There are times when I absolutely loathe myself. But then that can be said about any of us, right? Actually I have often found myself being a bad guy. Its not something I do wilfully. I just do.

I have a healthy moral compass most of the time, but more often than not, it turns itself off. I do things that are bad and I don't even regret doing them. I just muse about what I did and analyse it like I am doing currently.

Another side of it is the fact that I can make incredibly sudden and unpredictable decisions that are borderline illogical even. And then I am forced to live with the consequences. Anyways, to counter it all, I try being good as much as I can.

I kinda believe that my mind perceives my life as utterly boring and hence forces me into one crisis or the other so that it keeps getting the exercise that it needs trying to save my ass from the problem it got me into. A bit complicated, ain't it?

But that's how life is. At least my life is that way.

Then there are the good deeds that feel wrong and the supposedly bad deeds that feel deliciously right. I have spent quite some time trying to be politically correct. Conclusion: Not my cup of tea!

What's good and what's bad? The line separating the two becomes dangerously thin and inconsequential when you look at life from a real world perspective.

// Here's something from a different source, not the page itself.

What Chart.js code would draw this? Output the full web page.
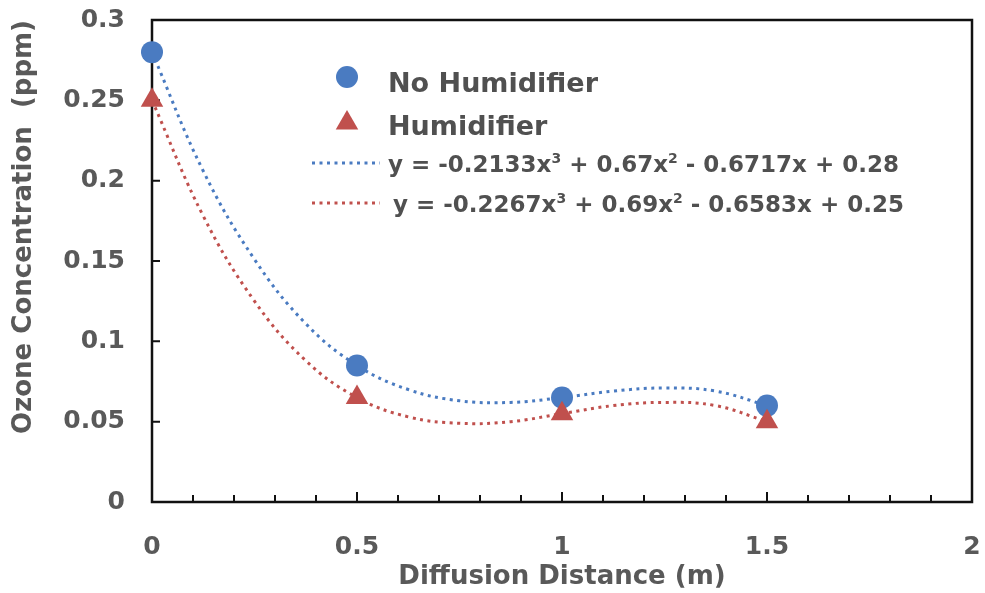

The heart wants what the heart wants.

And at the end of it all comes guilt. Guilt doesn't come very easily to me. But when it does, it hits me pretty hard. But ironically, it never hits me at the right time. That is the cause of some colossally stupid decisions on my part, decisions that can never be undone.

When I was a child, I often had these philosophical doubts regarding morality. Somehow things didn't make much sense to me. You see, what really clouds our judgement when it comes to making moral choices is the "self".

The "self" is tricky. I have already discussed the forbidden fruit. That is an important factor that sways the "self". It can be about ego, envy or just pure simple gratification, at the heart of it all is the yearning for pleasurable.

Kind of reminds me of a thought that passed my mind when I was gorging on a large meaty pizza once, " How can this be wrong if it feels so good?"

So that is the conclusion: We can't go about our lives looking back analytically at what's wrong and what's right, we must judge how it feels. After all, we just have this one life. (Naughty grin!)